_SET EXERCISE_
All of the lines below are to be transcribed faithfully, with pictures excluded from the copy.

_DATA SEGMENT_
_ _ _ _ _ _ _

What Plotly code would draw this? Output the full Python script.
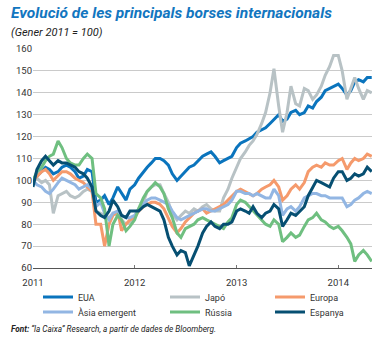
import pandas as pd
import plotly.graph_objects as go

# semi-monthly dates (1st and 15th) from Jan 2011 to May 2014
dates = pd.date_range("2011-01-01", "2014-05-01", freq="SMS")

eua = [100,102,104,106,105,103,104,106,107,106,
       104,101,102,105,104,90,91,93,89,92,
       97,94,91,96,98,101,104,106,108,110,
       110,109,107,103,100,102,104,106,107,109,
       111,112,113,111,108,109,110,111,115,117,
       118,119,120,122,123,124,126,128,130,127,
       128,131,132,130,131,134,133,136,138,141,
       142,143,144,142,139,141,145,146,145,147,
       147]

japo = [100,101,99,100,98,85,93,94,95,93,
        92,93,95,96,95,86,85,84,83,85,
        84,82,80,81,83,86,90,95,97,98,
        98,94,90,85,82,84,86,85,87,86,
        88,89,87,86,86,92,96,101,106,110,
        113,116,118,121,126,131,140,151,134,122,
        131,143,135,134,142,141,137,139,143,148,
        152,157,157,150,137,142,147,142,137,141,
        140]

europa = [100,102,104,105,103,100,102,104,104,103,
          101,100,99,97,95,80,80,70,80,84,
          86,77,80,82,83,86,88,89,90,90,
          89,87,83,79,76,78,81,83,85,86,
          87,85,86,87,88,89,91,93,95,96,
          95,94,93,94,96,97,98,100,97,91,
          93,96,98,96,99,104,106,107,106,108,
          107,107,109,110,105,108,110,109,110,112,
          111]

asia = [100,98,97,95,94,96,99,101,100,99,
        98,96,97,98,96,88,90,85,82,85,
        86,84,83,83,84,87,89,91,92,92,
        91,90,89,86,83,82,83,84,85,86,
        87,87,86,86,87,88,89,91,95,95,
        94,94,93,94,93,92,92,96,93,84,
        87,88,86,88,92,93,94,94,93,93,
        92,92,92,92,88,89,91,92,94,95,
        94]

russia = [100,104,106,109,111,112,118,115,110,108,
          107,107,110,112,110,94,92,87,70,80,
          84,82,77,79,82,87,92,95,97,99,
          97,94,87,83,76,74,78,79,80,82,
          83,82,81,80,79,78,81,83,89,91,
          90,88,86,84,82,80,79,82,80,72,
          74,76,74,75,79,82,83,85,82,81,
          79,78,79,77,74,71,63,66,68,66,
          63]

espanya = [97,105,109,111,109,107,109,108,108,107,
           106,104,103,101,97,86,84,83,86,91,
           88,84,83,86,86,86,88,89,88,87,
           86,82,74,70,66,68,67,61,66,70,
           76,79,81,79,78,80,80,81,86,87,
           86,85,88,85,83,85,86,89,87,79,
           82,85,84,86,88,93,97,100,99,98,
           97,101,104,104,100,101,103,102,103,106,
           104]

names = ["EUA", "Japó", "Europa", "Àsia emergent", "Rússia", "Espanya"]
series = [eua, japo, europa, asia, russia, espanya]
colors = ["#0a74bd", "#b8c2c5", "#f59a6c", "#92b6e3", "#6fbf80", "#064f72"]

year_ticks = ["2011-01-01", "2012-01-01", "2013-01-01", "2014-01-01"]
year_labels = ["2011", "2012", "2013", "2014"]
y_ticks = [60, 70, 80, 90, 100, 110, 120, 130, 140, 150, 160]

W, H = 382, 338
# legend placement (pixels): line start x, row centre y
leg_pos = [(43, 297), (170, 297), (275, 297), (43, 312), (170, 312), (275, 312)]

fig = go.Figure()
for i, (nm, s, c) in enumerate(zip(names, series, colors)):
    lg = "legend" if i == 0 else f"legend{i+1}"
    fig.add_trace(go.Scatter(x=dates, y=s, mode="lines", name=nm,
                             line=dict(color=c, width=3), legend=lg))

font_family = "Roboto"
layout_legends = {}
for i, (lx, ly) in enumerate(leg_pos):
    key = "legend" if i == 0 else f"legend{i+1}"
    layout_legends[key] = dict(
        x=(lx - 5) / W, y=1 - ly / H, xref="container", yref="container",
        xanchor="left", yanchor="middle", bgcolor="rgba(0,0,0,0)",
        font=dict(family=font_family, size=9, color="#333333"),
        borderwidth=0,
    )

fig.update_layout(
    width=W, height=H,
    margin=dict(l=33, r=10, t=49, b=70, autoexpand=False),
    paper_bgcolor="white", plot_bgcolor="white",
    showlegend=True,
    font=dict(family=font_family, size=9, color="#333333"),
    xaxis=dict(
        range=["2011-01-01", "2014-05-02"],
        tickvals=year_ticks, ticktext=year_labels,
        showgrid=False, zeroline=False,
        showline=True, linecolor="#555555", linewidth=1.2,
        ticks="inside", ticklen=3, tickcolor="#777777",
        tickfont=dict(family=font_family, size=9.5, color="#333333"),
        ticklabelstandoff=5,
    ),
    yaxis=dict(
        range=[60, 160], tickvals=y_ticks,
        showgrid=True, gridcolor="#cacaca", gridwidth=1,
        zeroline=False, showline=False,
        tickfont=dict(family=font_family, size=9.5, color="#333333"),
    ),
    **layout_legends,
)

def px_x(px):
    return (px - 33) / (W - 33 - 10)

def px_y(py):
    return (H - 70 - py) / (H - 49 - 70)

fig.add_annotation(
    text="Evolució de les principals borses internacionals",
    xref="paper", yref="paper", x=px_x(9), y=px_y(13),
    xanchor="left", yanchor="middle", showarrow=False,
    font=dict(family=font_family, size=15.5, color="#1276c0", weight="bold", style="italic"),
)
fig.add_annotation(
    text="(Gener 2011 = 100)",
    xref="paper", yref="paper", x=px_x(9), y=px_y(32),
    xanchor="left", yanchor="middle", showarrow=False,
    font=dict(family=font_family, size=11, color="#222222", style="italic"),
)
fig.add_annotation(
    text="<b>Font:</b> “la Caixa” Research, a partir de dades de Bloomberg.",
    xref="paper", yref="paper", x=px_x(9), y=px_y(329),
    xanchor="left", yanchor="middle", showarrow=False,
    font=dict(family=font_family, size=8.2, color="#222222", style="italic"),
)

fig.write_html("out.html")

_ _ _ _ _ _ _

_WRITTEN REPLY_
What Plotly code would draw this? Output the full Python script.
import pandas as pd
import plotly.graph_objects as go

# semi-monthly dates (1st and 15th) from Jan 2011 to May 2014
dates = pd.date_range("2011-01-01", "2014-05-01", freq="SMS")

eua = [100,102,104,106,105,103,104,106,107,106,
       104,101,102,105,104,90,91,93,89,92,
       97,94,91,96,98,101,104,106,108,110,
       110,109,107,103,100,102,104,106,107,109,
       111,112,113,111,108,109,110,111,115,117,
       118,119,120,122,123,124,126,128,130,127,
       128,131,132,130,131,134,133,136,138,141,
       142,143,144,142,139,141,145,146,145,147,
       147]

japo = [100,101,99,100,98,85,93,94,95,93,
        92,93,95,96,95,86,85,84,83,85,
        84,82,80,81,83,86,90,95,97,98,
        98,94,90,85,82,84,86,85,87,86,
        88,89,87,86,86,92,96,101,106,110,
        113,116,118,121,126,131,140,151,134,122,
        131,143,135,134,142,141,137,139,143,148,
        152,157,157,150,137,142,147,142,137,141,
        140]

europa = [100,102,104,105,103,100,102,104,104,103,
          101,100,99,97,95,80,80,70,80,84,
          86,77,80,82,83,86,88,89,90,90,
          89,87,83,79,76,78,81,83,85,86,
          87,85,86,87,88,89,91,93,95,96,
          95,94,93,94,96,97,98,100,97,91,
          93,96,98,96,99,104,106,107,106,108,
          107,107,109,110,105,108,110,109,110,112,
          111]

asia = [100,98,97,95,94,96,99,101,100,99,
        98,96,97,98,96,88,90,85,82,85,
        86,84,83,83,84,87,89,91,92,92,
        91,90,89,86,83,82,83,84,85,86,
        87,87,86,86,87,88,89,91,95,95,
        94,94,93,94,93,92,92,96,93,84,
        87,88,86,88,92,93,94,94,93,93,
        92,92,92,92,88,89,91,92,94,95,
        94]

russia = [100,104,106,109,111,112,118,115,110,108,
          107,107,110,112,110,94,92,87,70,80,
          84,82,77,79,82,87,92,95,97,99,
          97,94,87,83,76,74,78,79,80,82,
          83,82,81,80,79,78,81,83,89,91,
          90,88,86,84,82,80,79,82,80,72,
          74,76,74,75,79,82,83,85,82,81,
          79,78,79,77,74,71,63,66,68,66,
          63]

espanya = [97,105,109,111,109,107,109,108,108,107,
           106,104,103,101,97,86,84,83,86,91,
           88,84,83,86,86,86,88,89,88,87,
           86,82,74,70,66,68,67,61,66,70,
           76,79,81,79,78,80,80,81,86,87,
           86,85,88,85,83,85,86,89,87,79,
           82,85,84,86,88,93,97,100,99,98,
           97,101,104,104,100,101,103,102,103,106,
           104]

names = ["EUA", "Japó", "Europa", "Àsia emergent", "Rússia", "Espanya"]
series = [eua, japo, europa, asia, russia, espanya]
colors = ["#0a74bd", "#b8c2c5", "#f59a6c", "#92b6e3", "#6fbf80", "#064f72"]

year_ticks = ["2011-01-01", "2012-01-01", "2013-01-01", "2014-01-01"]
year_labels = ["2011", "2012", "2013", "2014"]
y_ticks = [60, 70, 80, 90, 100, 110, 120, 130, 140, 150, 160]

W, H = 382, 338
# legend placement (pixels): line start x, row centre y
leg_pos = [(43, 297), (170, 297), (275, 297), (43, 312), (170, 312), (275, 312)]

fig = go.Figure()
for i, (nm, s, c) in enumerate(zip(names, series, colors)):
    lg = "legend" if i == 0 else f"legend{i+1}"
    fig.add_trace(go.Scatter(x=dates, y=s, mode="lines", name=nm,
                             line=dict(color=c, width=3), legend=lg))

font_family = "Roboto"
layout_legends = {}
for i, (lx, ly) in enumerate(leg_pos):
    key = "legend" if i == 0 else f"legend{i+1}"
    layout_legends[key] = dict(
        x=(lx - 5) / W, y=1 - ly / H, xref="container", yref="container",
        xanchor="left", yanchor="middle", bgcolor="rgba(0,0,0,0)",
        font=dict(family=font_family, size=9, color="#333333"),
        borderwidth=0,
    )

fig.update_layout(
    width=W, height=H,
    margin=dict(l=33, r=10, t=49, b=70, autoexpand=False),
    paper_bgcolor="white", plot_bgcolor="white",
    showlegend=True,
    font=dict(family=font_family, size=9, color="#333333"),
    xaxis=dict(
        range=["2011-01-01", "2014-05-02"],
        tickvals=year_ticks, ticktext=year_labels,
        showgrid=False, zeroline=False,
        showline=True, linecolor="#555555", linewidth=1.2,
        ticks="inside", ticklen=3, tickcolor="#777777",
        tickfont=dict(family=font_family, size=9.5, color="#333333"),
        ticklabelstandoff=5,
    ),
    yaxis=dict(
        range=[60, 160], tickvals=y_ticks,
        showgrid=True, gridcolor="#cacaca", gridwidth=1,
        zeroline=False, showline=False,
        tickfont=dict(family=font_family, size=9.5, color="#333333"),
    ),
    **layout_legends,
)

def px_x(px):
    return (px - 33) / (W - 33 - 10)

def px_y(py):
    return (H - 70 - py) / (H - 49 - 70)

fig.add_annotation(
    text="Evolució de les principals borses internacionals",
    xref="paper", yref="paper", x=px_x(9), y=px_y(13),
    xanchor="left", yanchor="middle", showarrow=False,
    font=dict(family=font_family, size=15.5, color="#1276c0", weight="bold", style="italic"),
)
fig.add_annotation(
    text="(Gener 2011 = 100)",
    xref="paper", yref="paper", x=px_x(9), y=px_y(32),
    xanchor="left", yanchor="middle", showarrow=False,
    font=dict(family=font_family, size=11, color="#222222", style="italic"),
)
fig.add_annotation(
    text="<b>Font:</b> “la Caixa” Research, a partir de dades de Bloomberg.",
    xref="paper", yref="paper", x=px_x(9), y=px_y(329),
    xanchor="left", yanchor="middle", showarrow=False,
    font=dict(family=font_family, size=8.2, color="#222222", style="italic"),
)

fig.write_html("out.html")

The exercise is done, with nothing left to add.